Starvation deaths may make NHS think again
A rash of high-profile court cases against health authorities that let patients starve to death would be an effective way to convince NHS managers food is a key part of treatment, a prominent nutritionist said last week.
Rick Wilson, director of nutrition and dietetics at King's College Hospital in London, said that, as a result of public consultation, providing better hospital food was in the top five things the NHS must do, but hospital chief executives and board members still needed to be won over.
Although 40% of patients are undernourished when admitted, doctors get very little training in nutrition, Wilson said. He added that treating malnutrition was an avoidable drain on hospitals' resources.

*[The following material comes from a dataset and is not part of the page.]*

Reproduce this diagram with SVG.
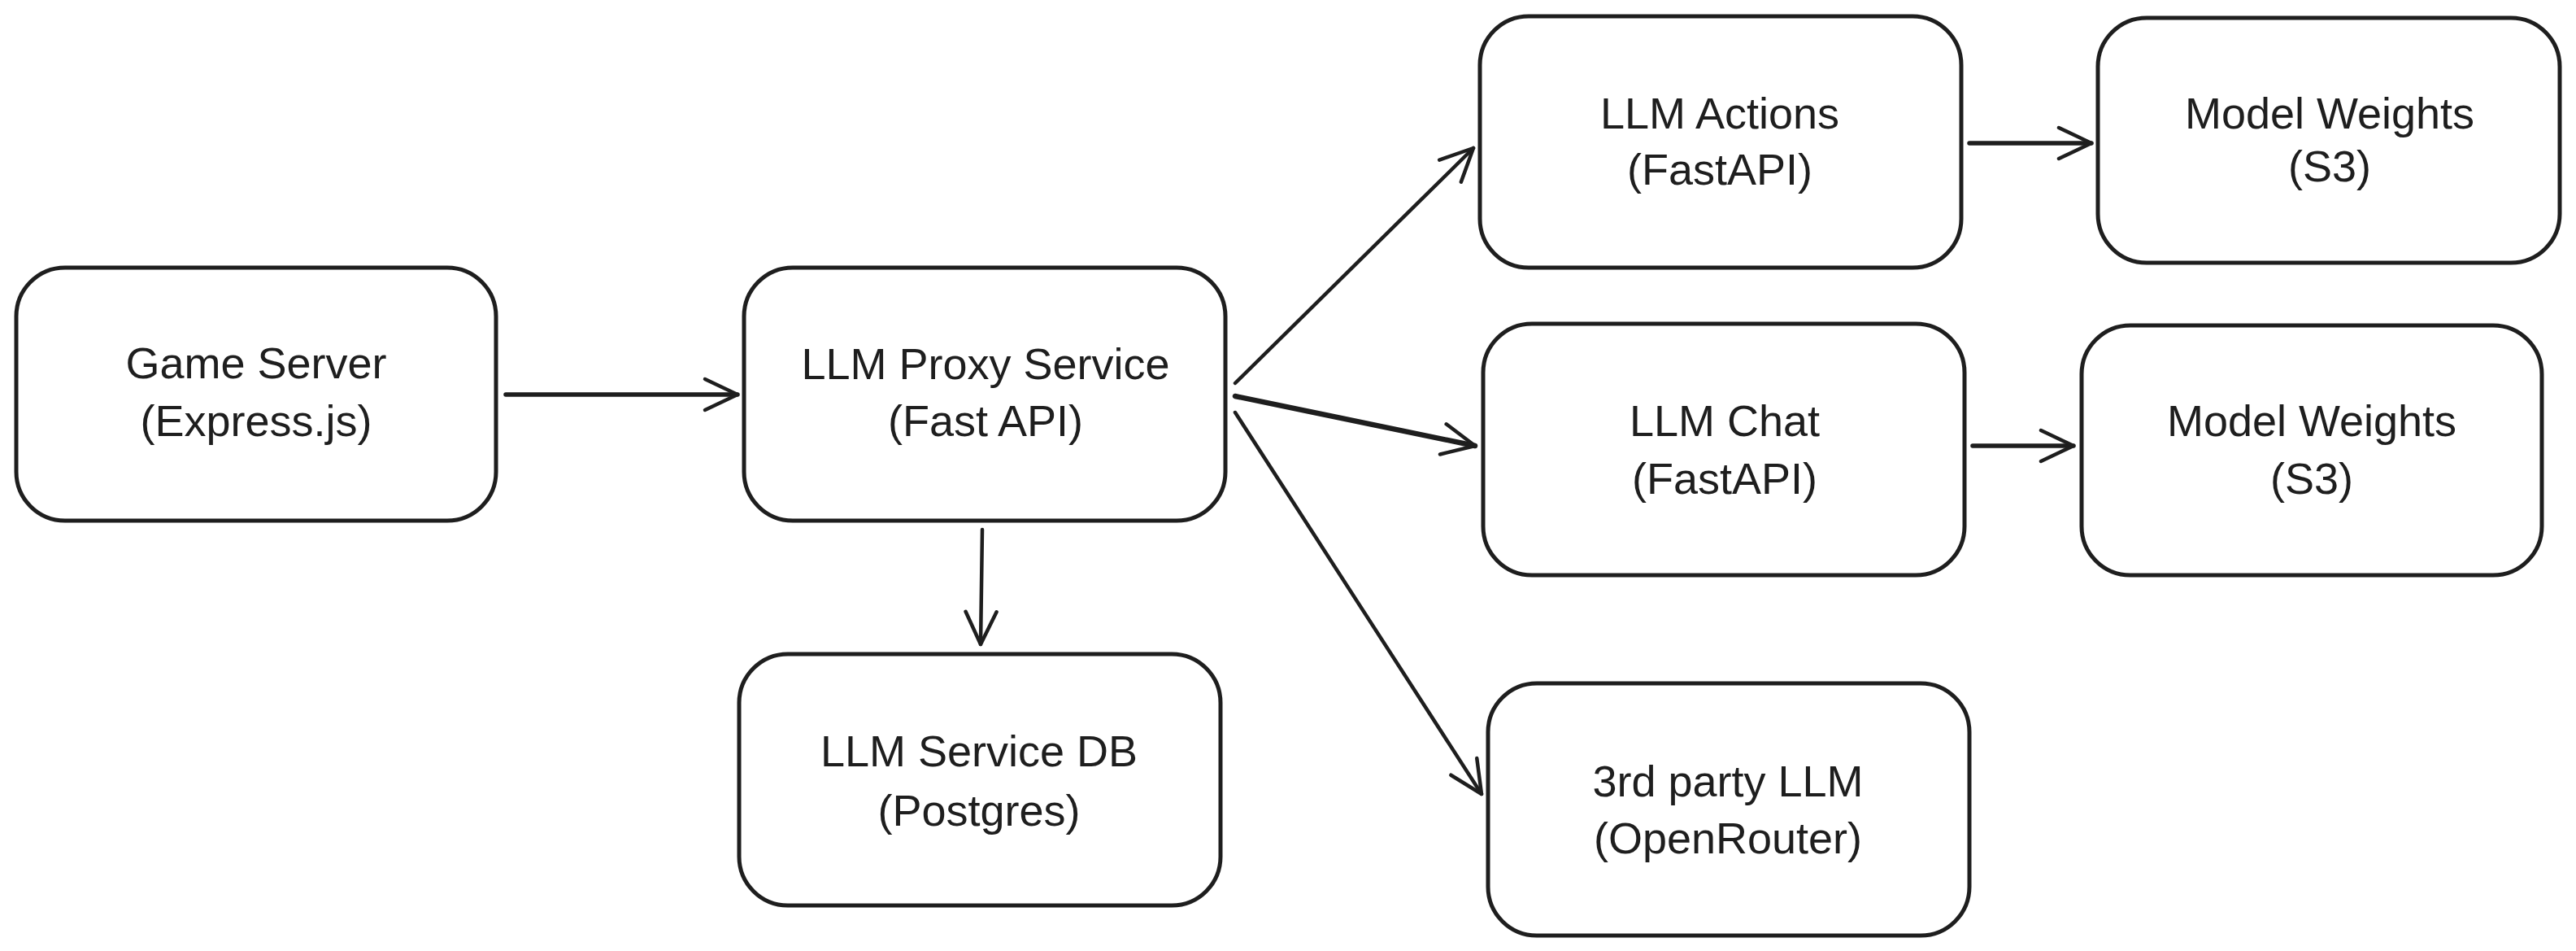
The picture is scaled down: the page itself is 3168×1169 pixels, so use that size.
<svg xmlns="http://www.w3.org/2000/svg" width="3168" height="1169" viewBox="0 0 3168 1169">
<style>
.box{fill:#ffffff;stroke:#1e1e1e;stroke-width:5}
.lbl{font-family:"Liberation Sans","DejaVu Sans",sans-serif;font-size:54px;fill:#1e1e1e;text-anchor:middle;dominant-baseline:central}
.conn{stroke:#1e1e1e;stroke-width:4.5;fill:none;stroke-linecap:round}
</style>
<defs>
<marker id="arr" markerUnits="userSpaceOnUse" markerWidth="60" markerHeight="60" refX="48" refY="30" orient="auto" viewBox="0 0 60 60">
<path d="M8,11 L48,30 L8,49" fill="none" stroke="#1e1e1e" stroke-width="4.5" stroke-linecap="round" stroke-linejoin="round"/>
</marker>
</defs>
<rect width="3168" height="1169" fill="#ffffff"/>
<g id="connectors">
<line class="conn" x1="622" y1="485" x2="907" y2="485" marker-end="url(#arr)" style="stroke-width:5.5"/>
<line class="conn" x1="1208" y1="651" x2="1206" y2="792" marker-end="url(#arr)"/>
<line class="conn" x1="1519" y1="471" x2="1812" y2="182" marker-end="url(#arr)"/>
<line class="conn" x1="1519" y1="487" x2="1814" y2="548" marker-end="url(#arr)" style="stroke-width:6.5"/>
<line class="conn" x1="1519" y1="507" x2="1822" y2="976" marker-end="url(#arr)"/>
<line class="conn" x1="2422" y1="176" x2="2572" y2="176" marker-end="url(#arr)" style="stroke-width:5.5"/>
<line class="conn" x1="2426" y1="548" x2="2550" y2="548" marker-end="url(#arr)" style="stroke-width:5.5"/>
</g>
<g id="game-server">
<rect class="box" x="20" y="329" width="590" height="311" rx="60"/>
<text class="lbl" x="315" y="446">Game Server</text>
<text class="lbl" x="315" y="517">(Express.js)</text>
</g>
<g id="llm-proxy">
<rect class="box" x="915" y="329" width="592" height="311" rx="60"/>
<text class="lbl" x="1212" y="447">LLM Proxy Service</text>
<text class="lbl" x="1212" y="517">(Fast API)</text>
</g>
<g id="llm-db">
<rect class="box" x="909" y="804" width="592" height="309" rx="60"/>
<text class="lbl" x="1204" y="923">LLM Service DB</text>
<text class="lbl" x="1204" y="996">(Postgres)</text>
</g>
<g id="llm-actions">
<rect class="box" x="1820" y="20" width="592" height="309" rx="60"/>
<text class="lbl" x="2115" y="139">LLM Actions</text>
<text class="lbl" x="2115" y="208">(FastAPI)</text>
</g>
<g id="weights-1">
<rect class="box" x="2580" y="22" width="568" height="301" rx="60"/>
<text class="lbl" x="2865" y="139">Model Weights</text>
<text class="lbl" x="2865" y="204">(S3)</text>
</g>
<g id="llm-chat">
<rect class="box" x="1824" y="398" width="592" height="309" rx="60"/>
<text class="lbl" x="2121" y="517">LLM Chat</text>
<text class="lbl" x="2121" y="588">(FastAPI)</text>
</g>
<g id="weights-2">
<rect class="box" x="2560" y="400" width="566" height="307" rx="60"/>
<text class="lbl" x="2843" y="517">Model Weights</text>
<text class="lbl" x="2843" y="588">(S3)</text>
</g>
<g id="third-party">
<rect class="box" x="1830" y="840" width="592" height="310" rx="60"/>
<text class="lbl" x="2125" y="960">3rd party LLM</text>
<text class="lbl" x="2125" y="1030">(OpenRouter)</text>
</g>
</svg>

King's College's annual budget of £280m includes £3m for food and £17m for drugs, with the priciest drugs such as antibiotics associated with poor nutrition.

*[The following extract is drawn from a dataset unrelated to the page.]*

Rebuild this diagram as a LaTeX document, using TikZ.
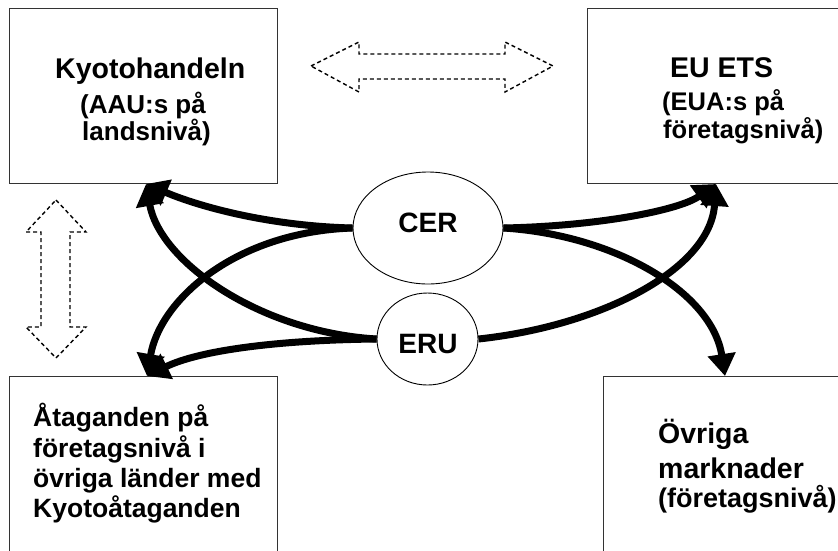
\documentclass[tikz,border=0pt]{standalone}
\usepackage{fontspec}
\setmainfont{Liberation Sans}
\usetikzlibrary{arrows.meta,shapes.geometric}
\tikzset{
  boxnode/.style={draw=black!80,line width=1pt,rectangle,inner sep=0pt,anchor=north west},
  txt/.style={anchor=base west,inner sep=0pt,font=\bfseries},
  ell/.style={draw,ellipse,line width=0.9pt,inner sep=0pt,fill=white},
  flow/.style={line width=7pt,-{Triangle[length=22pt,width=27pt]}},
  blockarrow/.style={draw,dashed,line width=1.4pt,dash pattern=on 4pt off 3pt}
}
\begin{document}
\begin{tikzpicture}[x=1pt,y=-1pt]
\useasboundingbox (0,0) rectangle (838,550);
% boxes
\node[boxnode,minimum width=268pt,minimum height=175pt] (kyoto) at (9,8) {};
\node[boxnode,minimum width=270pt,minimum height=175pt] (ets) at (587,8) {};
\node[boxnode,minimum width=268pt,minimum height=200pt] (atag) at (9,376) {};
\node[boxnode,minimum width=260pt,minimum height=200pt] (ovr) at (603,376) {};
% texts
\node[txt,font=\fontsize{28.5}{30}\selectfont\bfseries] (k1) at (55,78) {Kyotohandeln};
\node[txt,font=\fontsize{26}{28}\selectfont\bfseries] (k2) at (80,113) {(AAU:s på};
\node[txt,font=\fontsize{26}{28}\selectfont\bfseries] (k3) at (82,140) {landsnivå)};
\node[txt,font=\fontsize{28.5}{30}\selectfont\bfseries] (e1) at (670,77) {EU ETS};
\node[txt,font=\fontsize{25.5}{28}\selectfont\bfseries] (e2) at (662,110) {(EUA:s på};
\node[txt,font=\fontsize{25.5}{28}\selectfont\bfseries] (e3) at (663,138) {företagsnivå)};
\node[txt,font=\fontsize{26.5}{28}\selectfont\bfseries] (a1) at (33,426) {Åtaganden på};
\node[txt,font=\fontsize{26.5}{28}\selectfont\bfseries] (a2) at (33,457) {företagsnivå i};
\node[txt,font=\fontsize{26.5}{28}\selectfont\bfseries] (a3) at (33,487) {övriga länder med};
\node[txt,font=\fontsize{26.5}{28}\selectfont\bfseries] (a4) at (33,517) {Kyotoåtaganden};
\node[txt,font=\fontsize{28.5}{30}\selectfont\bfseries] (o1) at (658,443) {Övriga};
\node[txt,font=\fontsize{28.5}{30}\selectfont\bfseries] (o2) at (658,478) {marknader};
\node[txt,font=\fontsize{27}{28}\selectfont\bfseries] (o3) at (658,507) {(företagsnivå)};
% dashed block arrows
\draw[blockarrow] (311,66) -- (359,42) -- (359,54) -- (505,54) -- (505,42) -- (553,66)
  -- (505,92) -- (505,79) -- (359,79) -- (359,92) -- cycle;
\draw[blockarrow] (56,200) -- (86,232) -- (70,232) -- (70,327) -- (86,327) -- (56,358)
  -- (26,327) -- (41,327) -- (41,232) -- (26,232) -- cycle;
% ellipses
\node[ell,minimum width=150pt,minimum height=112pt] (cer) at (428,228) {};
\node[ell,minimum width=101pt,minimum height=92pt] (eru) at (427.5,339) {};
\node[font=\fontsize{28}{30}\selectfont\bfseries,anchor=base,inner sep=0pt] (cert) at (428,232) {CER};
\node[font=\fontsize{28}{30}\selectfont\bfseries,anchor=base,inner sep=0pt] (erut) at (428,353) {ERU};
% arrow targets
\coordinate (kt) at (146,184);
\coordinate (at) at (147,376);
\coordinate (et) at (716,184);
\coordinate (ot) at (725,376);
% flows
\draw[flow] (cer.west) .. controls (270,226) and (200,207) .. (kt);
\draw[flow] (cer.west) .. controls (235,232) and (160,300) .. (at);
\draw[flow] (eru.west) .. controls (260,332) and (160,262) .. (kt);
\draw[flow] (eru.west) .. controls (280,340) and (200,350) .. (at);
\draw[flow] (cer.east) .. controls (600,226) and (680,210) .. (et);
\draw[flow] (cer.east) .. controls (615,235) and (712,292) .. (ot);
\draw[flow] (eru.east) .. controls (600,326) and (710,270) .. (et);
\end{tikzpicture}
\end{document}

"We fail to appreciate that food is cheap," he said. "If we treated malnutrition in the first place, we wouldn't have such a huge drugs bill."
Wilson said that lawyers were aware of the opportunity of taking malnutrition cases.
Following a salmonella outbreak in 1984 at Wakefield hospital, which killed 19 people, Crown immunity was lifted from hospitals, which have since had to insure themselves against the risk of legal action. Wilson said: "No one wants to be accused of starving people to death."